Early in Mexican-Canadian filmmaker Nicolás Pereda’s succinctly effective farce Fauna, Paco (Francisco Barreiro), a thespian with a non-speaking part in the popular show Narcos, is asked to conjure up a performance in the middle of an empty pool hall. His girlfriend’s father wants to see him act on command. Adding to the film’s meta undertones that later turn more noticeable is the fact that Barreirois is in fact part of the Netflix series. 

Begrudgingly, Paco concedes transforming into a hyper-masculine and overly confident drug-dealer to deliver a short monologue. Unimpressed, the older man demands to see it again.  It’s an uncomfortably humorous scene that sets the stage for a nesting doll of performances inquiring about Mexican pop culture’s infatuation with vicious criminals. 

Even if none of the characters in Fauna can remember Diego Luna’s name, Narcos remains the pinnacle of this commoditization of violence. The on-screen allure around cartel bosses seems to have allowed people to disassociate them from their real-life brutality. Pereda avidly pokes fun at this strange phenomenon throughout this forked gem. 

First, Paco and Luisa (Luisa Pardo)—she is also an actor—arrive at a small town, after getting slightly lost and worrying about how dangerous the area may be. That concern points back to the lawlessness that reigns in parts of the country as a result of the drug war. Luisa’s brother Gabino (Gabino Rodríguez) has also come to visit. In this half of the narrative he sports a buzz cut and a combative attitude. That will drastically change. 

Testing our threshold for his intentional awkwardness, Pereda doesn’t look away from tonally dry and often confrontational interactions. Cinematographer Mariel Baqueiro’s measured shots, which often go from static to minimal camera movement, offer a front-row seat to witness some of the artifice within the artifice materialize right in front of our eyes: actors playing actors acting in a frame story and in an another story within that. 

As Luisa practices the lines of a daughter-mother scene with her own mother (Teresa Sánchez, memorable recently in The Chambermaid), the exchange turns almost self-referential. An anguished Luisa, in the foreground of the tight frame, listens to her mom read the text from the point of view of the daughter condemning the story’s mother. It’s a fascinating and layered exercise in shifting perspectives that repeats elsewhere in the film and showcases the three main actor’s adroitness for subtle and sometimes immediate tonal adjustments.  

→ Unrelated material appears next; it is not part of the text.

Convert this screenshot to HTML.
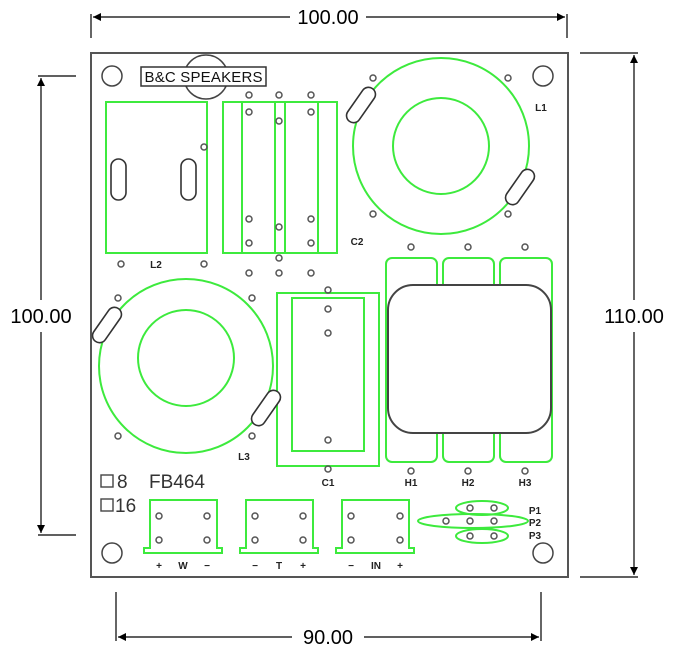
<!DOCTYPE html>
<html><head><style>
html,body{margin:0;padding:0;background:#fff;}
svg{display:block;}
text{font-family:"Liberation Sans",sans-serif;}
</style></head><body>
<svg width="679" height="655" viewBox="0 0 679 655" xmlns="http://www.w3.org/2000/svg">
<defs>
<marker id="ar" viewBox="0 0 10 10" refX="10" refY="5" markerWidth="14" markerHeight="8" orient="auto-start-reverse" markerUnits="userSpaceOnUse"><path d="M0,0 L10,5 L0,10 z" fill="#000"/></marker>
<g id="h"><circle r="3" fill="none" stroke="#555" stroke-width="1.5"/></g>
</defs>
<!-- dimensions -->
<g stroke="#000" stroke-width="1.2" fill="none">
<line x1="91" y1="14" x2="91" y2="38"/><line x1="567" y1="14" x2="567" y2="38"/>
<line x1="93" y1="17" x2="290" y2="17" marker-start="url(#ar)"/><line x1="366" y1="17" x2="565" y2="17" marker-end="url(#ar)"/>
<line x1="38" y1="76" x2="76" y2="76"/><line x1="38" y1="535" x2="76" y2="535"/>
<line x1="41" y1="78" x2="41" y2="300" marker-start="url(#ar)"/><line x1="41" y1="332" x2="41" y2="533" marker-end="url(#ar)"/>
<line x1="580" y1="53" x2="638" y2="53"/><line x1="580" y1="577" x2="638" y2="577"/>
<line x1="634" y1="55" x2="634" y2="300" marker-start="url(#ar)"/><line x1="634" y1="332" x2="634" y2="575" marker-end="url(#ar)"/>
<line x1="116" y1="592" x2="116" y2="641"/><line x1="541" y1="592" x2="541" y2="641"/>
<line x1="118" y1="637" x2="292" y2="637" marker-start="url(#ar)"/><line x1="364" y1="637" x2="539" y2="637" marker-end="url(#ar)"/>
</g>
<g font-size="20" fill="#000">
<text x="328" y="24" text-anchor="middle">100.00</text>
<text x="41" y="323" text-anchor="middle">100.00</text>
<text x="634" y="323" text-anchor="middle">110.00</text>
<text x="328" y="644" text-anchor="middle">90.00</text>
</g>
<!-- board -->
<rect x="91" y="53" width="477" height="524" fill="#fff" stroke="#555" stroke-width="2"/>
<g fill="none" stroke="#444" stroke-width="1.5">
<circle cx="112" cy="76" r="10"/><circle cx="543" cy="76" r="10"/>
<circle cx="112" cy="553" r="10"/><circle cx="543" cy="553" r="10"/>
<circle cx="206" cy="77" r="22"/>
</g>
<rect x="141" y="67" width="125" height="19" fill="#fff" stroke="#333" stroke-width="1.5"/>
<text x="203.5" y="82" font-size="15" text-anchor="middle" fill="#111" textLength="118">B&amp;C SPEAKERS</text>
<g fill="none" stroke="#3dea3d" stroke-width="2">
<!-- L2 -->
<rect x="106" y="102" width="101" height="151"/>
<!-- C2 -->
<rect x="223" y="102" width="114" height="151"/>
<line x1="242" y1="102" x2="242" y2="253"/><line x1="275" y1="102" x2="275" y2="253"/>
<line x1="285" y1="102" x2="285" y2="253"/><line x1="318" y1="102" x2="318" y2="253"/>
<!-- L1 -->
<circle cx="441" cy="146" r="88"/><circle cx="441" cy="146" r="48"/>
<!-- L3 -->
<circle cx="186" cy="366" r="87"/><circle cx="186" cy="358" r="48"/>
<!-- C1 -->
<rect x="277" y="293" width="102" height="173"/>
<rect x="292" y="298" width="72" height="153"/>
<!-- H -->
<rect x="386" y="258" width="51" height="204" rx="6"/>
<rect x="443" y="258" width="51" height="204" rx="6"/>
<rect x="500" y="258" width="52" height="204" rx="6"/>
<!-- connectors -->
<path d="M150,500 H217 V548 H222 V553 H144 V548 H150 Z"/>
<path d="M246,500 H313 V548 H318 V553 H240 V548 H246 Z"/>
<path d="M342,500 H409 V548 H414 V553 H336 V548 H342 Z"/>
<!-- P -->
<ellipse cx="482" cy="508" rx="26" ry="7"/>
<ellipse cx="473" cy="521" rx="55" ry="7"/>
<ellipse cx="482" cy="536" rx="26" ry="7"/>
</g>
<!-- transformer -->
<rect x="388" y="285" width="163" height="148" rx="25" fill="#fff" stroke="#444" stroke-width="2"/>
<!-- slots -->
<g fill="#fff" stroke="#333" stroke-width="1.6">
<rect x="111" y="159" width="15" height="41" rx="7.5"/>
<rect x="181" y="159" width="15" height="41" rx="7.5"/>
<rect x="-7" y="-20" width="14" height="40" rx="7" transform="translate(361,105) rotate(35)"/>
<rect x="-7" y="-20" width="14" height="40" rx="7" transform="translate(520,187) rotate(35)"/>
<rect x="-7" y="-20" width="14" height="40" rx="7" transform="translate(107,325) rotate(35)"/>
<rect x="-7" y="-20" width="14" height="40" rx="7" transform="translate(266,408) rotate(35)"/>
</g>
<!-- holes -->
<g>
<use href="#h" x="204" y="147"/><use href="#h" x="121" y="264"/><use href="#h" x="204" y="264"/>
<use href="#h" x="249" y="95"/><use href="#h" x="279" y="95"/><use href="#h" x="311" y="95"/>
<use href="#h" x="249" y="112"/><use href="#h" x="311" y="112"/><use href="#h" x="279" y="121"/>
<use href="#h" x="249" y="219"/><use href="#h" x="311" y="219"/><use href="#h" x="279" y="227"/>
<use href="#h" x="249" y="243"/><use href="#h" x="311" y="243"/><use href="#h" x="279" y="258"/>
<use href="#h" x="249" y="273"/><use href="#h" x="279" y="273"/><use href="#h" x="311" y="273"/>
<use href="#h" x="373" y="78"/><use href="#h" x="508" y="78"/><use href="#h" x="373" y="214"/><use href="#h" x="508" y="214"/>
<use href="#h" x="118" y="298"/><use href="#h" x="252" y="298"/><use href="#h" x="118" y="436"/><use href="#h" x="252" y="436"/>
<use href="#h" x="328" y="290"/><use href="#h" x="328" y="309"/><use href="#h" x="328" y="333"/><use href="#h" x="328" y="440"/><use href="#h" x="328" y="469"/>
<use href="#h" x="411" y="247"/><use href="#h" x="468" y="247"/><use href="#h" x="525" y="247"/>
<use href="#h" x="411" y="471"/><use href="#h" x="468" y="471"/><use href="#h" x="525" y="471"/>
<use href="#h" x="159" y="516"/><use href="#h" x="207" y="516"/><use href="#h" x="159" y="540"/><use href="#h" x="207" y="540"/>
<use href="#h" x="255" y="516"/><use href="#h" x="303" y="516"/><use href="#h" x="255" y="540"/><use href="#h" x="303" y="540"/>
<use href="#h" x="351" y="516"/><use href="#h" x="400" y="516"/><use href="#h" x="351" y="540"/><use href="#h" x="400" y="540"/>
<use href="#h" x="470" y="508"/><use href="#h" x="494" y="508"/>
<use href="#h" x="446" y="521"/><use href="#h" x="470" y="521"/><use href="#h" x="494" y="521"/>
<use href="#h" x="470" y="536"/><use href="#h" x="494" y="536"/>
</g>
<!-- labels -->
<g font-size="10" font-weight="bold" fill="#222" text-anchor="middle">
<text x="156" y="268">L2</text>
<text x="357" y="245">C2</text>
<text x="541" y="111">L1</text>
<text x="244" y="460">L3</text>
<text x="328" y="486">C1</text>
<text x="411" y="486">H1</text>
<text x="468" y="486">H2</text>
<text x="525" y="486">H3</text>
<text x="535" y="514">P1</text>
<text x="535" y="526">P2</text>
<text x="535" y="539">P3</text>
<text x="159" y="569">+</text><text x="183" y="569">W</text><text x="207" y="569">−</text>
<text x="255" y="569">−</text><text x="279" y="569">T</text><text x="303" y="569">+</text>
<text x="351" y="569">−</text><text x="376" y="569">IN</text><text x="400" y="569">+</text>
</g>
<g fill="none" stroke="#444" stroke-width="1.4">
<rect x="101" y="475" width="12" height="12"/><rect x="101" y="499" width="12" height="12"/>
</g>
<g font-size="19" fill="#333">
<text x="117" y="488">8</text><text x="149" y="488">FB464</text>
<text x="115" y="512">16</text>
</g>
</svg>
</body></html>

Like its astute title, which references part of the duality of living organisms in nature, Fauna has a complementing second half that brings to life a book Gabino is casually reading. Inside this new narrative imbedded in the original, Gabino, now with longish hair, plays a man looking for a mysterious figure in a desolate town. Here, Luis and Gabino go from being siblings to strangers, and eventually to acquaintances acting out a potential meeting that will thrust Gabino into yet another narco-related subplot. Incessant smoking is the only constant in the transition. 

Among the trio of actors operating with finely tuned emotional variations and minimal props or physical modifications, Rodríguez gets the juiciest arc. His role probes our biases to discuss the assumptions others make about us—about the characters we play in the collective story—based on dangerous preconceptions. When Gabino is accused of breaking into a guest’s room, he demands to know the exact words the alleged victim used to describe him that would immediately mark him as the culprit. 

Uninterested in linear storytelling with clear outcomes and demarcations between the parts that comprise the feature, Pereda expands the concept of performance beyond what those formally trained do on a stage or in front of a camera. With understated finesse, Fauna observes how our personalities mutate depending on which facet of our lives we are facing, what we want to project, who we want to manipulate, and how we want to be perceived. We take on whatever character works best for the occasion, not unlike animals adapting to fluctuating conditions. 

Fauna screened at the 58th New York Film Festival.